* start *
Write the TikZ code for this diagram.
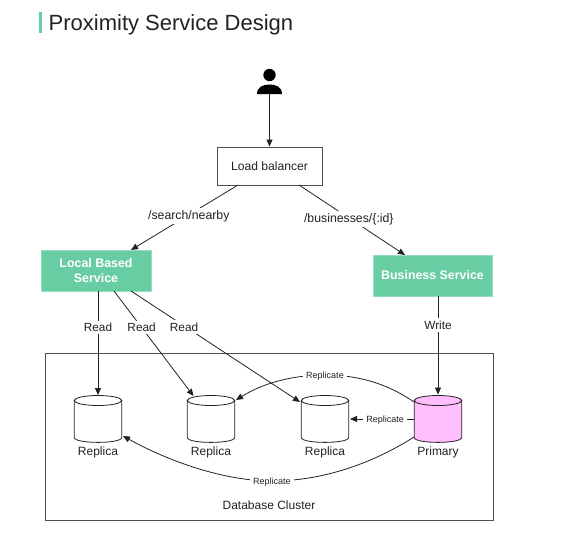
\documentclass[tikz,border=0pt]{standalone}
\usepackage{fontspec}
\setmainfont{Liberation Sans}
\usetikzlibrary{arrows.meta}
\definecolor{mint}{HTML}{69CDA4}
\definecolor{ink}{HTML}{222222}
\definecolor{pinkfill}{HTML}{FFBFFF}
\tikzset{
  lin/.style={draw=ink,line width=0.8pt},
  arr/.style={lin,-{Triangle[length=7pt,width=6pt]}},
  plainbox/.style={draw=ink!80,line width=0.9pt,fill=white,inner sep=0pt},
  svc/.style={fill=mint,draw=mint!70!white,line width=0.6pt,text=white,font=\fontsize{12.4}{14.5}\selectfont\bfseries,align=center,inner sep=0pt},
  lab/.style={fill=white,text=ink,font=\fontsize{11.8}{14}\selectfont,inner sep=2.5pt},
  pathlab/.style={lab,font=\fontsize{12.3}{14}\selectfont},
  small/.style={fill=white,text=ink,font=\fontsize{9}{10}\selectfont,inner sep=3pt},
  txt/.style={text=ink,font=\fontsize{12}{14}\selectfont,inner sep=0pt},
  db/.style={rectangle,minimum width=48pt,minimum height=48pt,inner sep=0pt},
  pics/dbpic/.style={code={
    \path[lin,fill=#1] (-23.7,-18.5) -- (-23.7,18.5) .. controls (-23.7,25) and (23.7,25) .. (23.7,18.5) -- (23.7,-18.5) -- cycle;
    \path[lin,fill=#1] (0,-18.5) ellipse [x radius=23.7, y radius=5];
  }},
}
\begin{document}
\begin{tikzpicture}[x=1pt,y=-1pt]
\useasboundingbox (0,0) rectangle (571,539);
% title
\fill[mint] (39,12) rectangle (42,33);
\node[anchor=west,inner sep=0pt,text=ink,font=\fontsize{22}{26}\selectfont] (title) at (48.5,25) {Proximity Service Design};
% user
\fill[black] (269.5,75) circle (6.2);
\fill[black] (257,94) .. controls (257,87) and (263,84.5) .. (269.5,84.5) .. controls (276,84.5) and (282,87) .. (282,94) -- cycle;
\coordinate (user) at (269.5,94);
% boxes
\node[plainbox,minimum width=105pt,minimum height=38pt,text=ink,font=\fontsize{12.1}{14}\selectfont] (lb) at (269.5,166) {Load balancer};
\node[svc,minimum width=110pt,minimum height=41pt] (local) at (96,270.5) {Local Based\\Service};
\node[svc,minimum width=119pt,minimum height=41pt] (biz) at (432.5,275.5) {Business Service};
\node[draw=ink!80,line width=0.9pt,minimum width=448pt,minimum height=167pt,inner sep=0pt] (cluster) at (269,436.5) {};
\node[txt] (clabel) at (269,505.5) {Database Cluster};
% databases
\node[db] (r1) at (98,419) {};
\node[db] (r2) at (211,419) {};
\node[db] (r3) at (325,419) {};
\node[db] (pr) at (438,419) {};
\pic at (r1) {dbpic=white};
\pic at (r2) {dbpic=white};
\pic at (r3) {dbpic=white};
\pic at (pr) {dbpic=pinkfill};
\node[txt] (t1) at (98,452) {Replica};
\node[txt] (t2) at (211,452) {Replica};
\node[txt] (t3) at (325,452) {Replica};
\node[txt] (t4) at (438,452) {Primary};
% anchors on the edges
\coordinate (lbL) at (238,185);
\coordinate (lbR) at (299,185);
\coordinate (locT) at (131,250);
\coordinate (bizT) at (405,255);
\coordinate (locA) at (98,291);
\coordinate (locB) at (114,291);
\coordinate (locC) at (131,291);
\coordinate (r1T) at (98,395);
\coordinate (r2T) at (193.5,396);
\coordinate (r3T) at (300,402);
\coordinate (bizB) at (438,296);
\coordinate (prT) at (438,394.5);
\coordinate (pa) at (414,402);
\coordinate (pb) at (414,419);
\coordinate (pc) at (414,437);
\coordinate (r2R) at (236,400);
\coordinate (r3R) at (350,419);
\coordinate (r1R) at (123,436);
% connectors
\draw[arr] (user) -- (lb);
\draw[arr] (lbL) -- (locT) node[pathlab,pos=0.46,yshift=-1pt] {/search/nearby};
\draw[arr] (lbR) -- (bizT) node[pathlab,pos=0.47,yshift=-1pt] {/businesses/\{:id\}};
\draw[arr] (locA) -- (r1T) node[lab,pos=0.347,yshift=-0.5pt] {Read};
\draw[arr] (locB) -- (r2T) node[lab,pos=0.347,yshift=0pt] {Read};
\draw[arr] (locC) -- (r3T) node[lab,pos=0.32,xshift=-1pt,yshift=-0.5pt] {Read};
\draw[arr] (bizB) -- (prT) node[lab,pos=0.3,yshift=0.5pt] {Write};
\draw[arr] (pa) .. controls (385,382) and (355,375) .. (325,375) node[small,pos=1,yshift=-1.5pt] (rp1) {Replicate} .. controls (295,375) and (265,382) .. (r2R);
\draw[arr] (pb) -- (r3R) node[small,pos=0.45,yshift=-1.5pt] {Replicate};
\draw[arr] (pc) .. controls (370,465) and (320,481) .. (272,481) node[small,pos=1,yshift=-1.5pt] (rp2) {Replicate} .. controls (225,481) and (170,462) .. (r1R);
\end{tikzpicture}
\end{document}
* end *
Copy the listing over exactly, skipping the pictures it holds.

**Result of this exercise**
Write the TikZ code for this diagram.
\documentclass[tikz,border=0pt]{standalone}
\usepackage{fontspec}
\setmainfont{Liberation Sans}
\usetikzlibrary{arrows.meta}
\definecolor{mint}{HTML}{69CDA4}
\definecolor{ink}{HTML}{222222}
\definecolor{pinkfill}{HTML}{FFBFFF}
\tikzset{
  lin/.style={draw=ink,line width=0.8pt},
  arr/.style={lin,-{Triangle[length=7pt,width=6pt]}},
  plainbox/.style={draw=ink!80,line width=0.9pt,fill=white,inner sep=0pt},
  svc/.style={fill=mint,draw=mint!70!white,line width=0.6pt,text=white,font=\fontsize{12.4}{14.5}\selectfont\bfseries,align=center,inner sep=0pt},
  lab/.style={fill=white,text=ink,font=\fontsize{11.8}{14}\selectfont,inner sep=2.5pt},
  pathlab/.style={lab,font=\fontsize{12.3}{14}\selectfont},
  small/.style={fill=white,text=ink,font=\fontsize{9}{10}\selectfont,inner sep=3pt},
  txt/.style={text=ink,font=\fontsize{12}{14}\selectfont,inner sep=0pt},
  db/.style={rectangle,minimum width=48pt,minimum height=48pt,inner sep=0pt},
  pics/dbpic/.style={code={
    \path[lin,fill=#1] (-23.7,-18.5) -- (-23.7,18.5) .. controls (-23.7,25) and (23.7,25) .. (23.7,18.5) -- (23.7,-18.5) -- cycle;
    \path[lin,fill=#1] (0,-18.5) ellipse [x radius=23.7, y radius=5];
  }},
}
\begin{document}
\begin{tikzpicture}[x=1pt,y=-1pt]
\useasboundingbox (0,0) rectangle (571,539);
% title
\fill[mint] (39,12) rectangle (42,33);
\node[anchor=west,inner sep=0pt,text=ink,font=\fontsize{22}{26}\selectfont] (title) at (48.5,25) {Proximity Service Design};
% user
\fill[black] (269.5,75) circle (6.2);
\fill[black] (257,94) .. controls (257,87) and (263,84.5) .. (269.5,84.5) .. controls (276,84.5) and (282,87) .. (282,94) -- cycle;
\coordinate (user) at (269.5,94);
% boxes
\node[plainbox,minimum width=105pt,minimum height=38pt,text=ink,font=\fontsize{12.1}{14}\selectfont] (lb) at (269.5,166) {Load balancer};
\node[svc,minimum width=110pt,minimum height=41pt] (local) at (96,270.5) {Local Based\\Service};
\node[svc,minimum width=119pt,minimum height=41pt] (biz) at (432.5,275.5) {Business Service};
\node[draw=ink!80,line width=0.9pt,minimum width=448pt,minimum height=167pt,inner sep=0pt] (cluster) at (269,436.5) {};
\node[txt] (clabel) at (269,505.5) {Database Cluster};
% databases
\node[db] (r1) at (98,419) {};
\node[db] (r2) at (211,419) {};
\node[db] (r3) at (325,419) {};
\node[db] (pr) at (438,419) {};
\pic at (r1) {dbpic=white};
\pic at (r2) {dbpic=white};
\pic at (r3) {dbpic=white};
\pic at (pr) {dbpic=pinkfill};
\node[txt] (t1) at (98,452) {Replica};
\node[txt] (t2) at (211,452) {Replica};
\node[txt] (t3) at (325,452) {Replica};
\node[txt] (t4) at (438,452) {Primary};
% anchors on the edges
\coordinate (lbL) at (238,185);
\coordinate (lbR) at (299,185);
\coordinate (locT) at (131,250);
\coordinate (bizT) at (405,255);
\coordinate (locA) at (98,291);
\coordinate (locB) at (114,291);
\coordinate (locC) at (131,291);
\coordinate (r1T) at (98,395);
\coordinate (r2T) at (193.5,396);
\coordinate (r3T) at (300,402);
\coordinate (bizB) at (438,296);
\coordinate (prT) at (438,394.5);
\coordinate (pa) at (414,402);
\coordinate (pb) at (414,419);
\coordinate (pc) at (414,437);
\coordinate (r2R) at (236,400);
\coordinate (r3R) at (350,419);
\coordinate (r1R) at (123,436);
% connectors
\draw[arr] (user) -- (lb);
\draw[arr] (lbL) -- (locT) node[pathlab,pos=0.46,yshift=-1pt] {/search/nearby};
\draw[arr] (lbR) -- (bizT) node[pathlab,pos=0.47,yshift=-1pt] {/businesses/\{:id\}};
\draw[arr] (locA) -- (r1T) node[lab,pos=0.347,yshift=-0.5pt] {Read};
\draw[arr] (locB) -- (r2T) node[lab,pos=0.347,yshift=0pt] {Read};
\draw[arr] (locC) -- (r3T) node[lab,pos=0.32,xshift=-1pt,yshift=-0.5pt] {Read};
\draw[arr] (bizB) -- (prT) node[lab,pos=0.3,yshift=0.5pt] {Write};
\draw[arr] (pa) .. controls (385,382) and (355,375) .. (325,375) node[small,pos=1,yshift=-1.5pt] (rp1) {Replicate} .. controls (295,375) and (265,382) .. (r2R);
\draw[arr] (pb) -- (r3R) node[small,pos=0.45,yshift=-1.5pt] {Replicate};
\draw[arr] (pc) .. controls (370,465) and (320,481) .. (272,481) node[small,pos=1,yshift=-1.5pt] (rp2) {Replicate} .. controls (225,481) and (170,462) .. (r1R);
\end{tikzpicture}
\end{document}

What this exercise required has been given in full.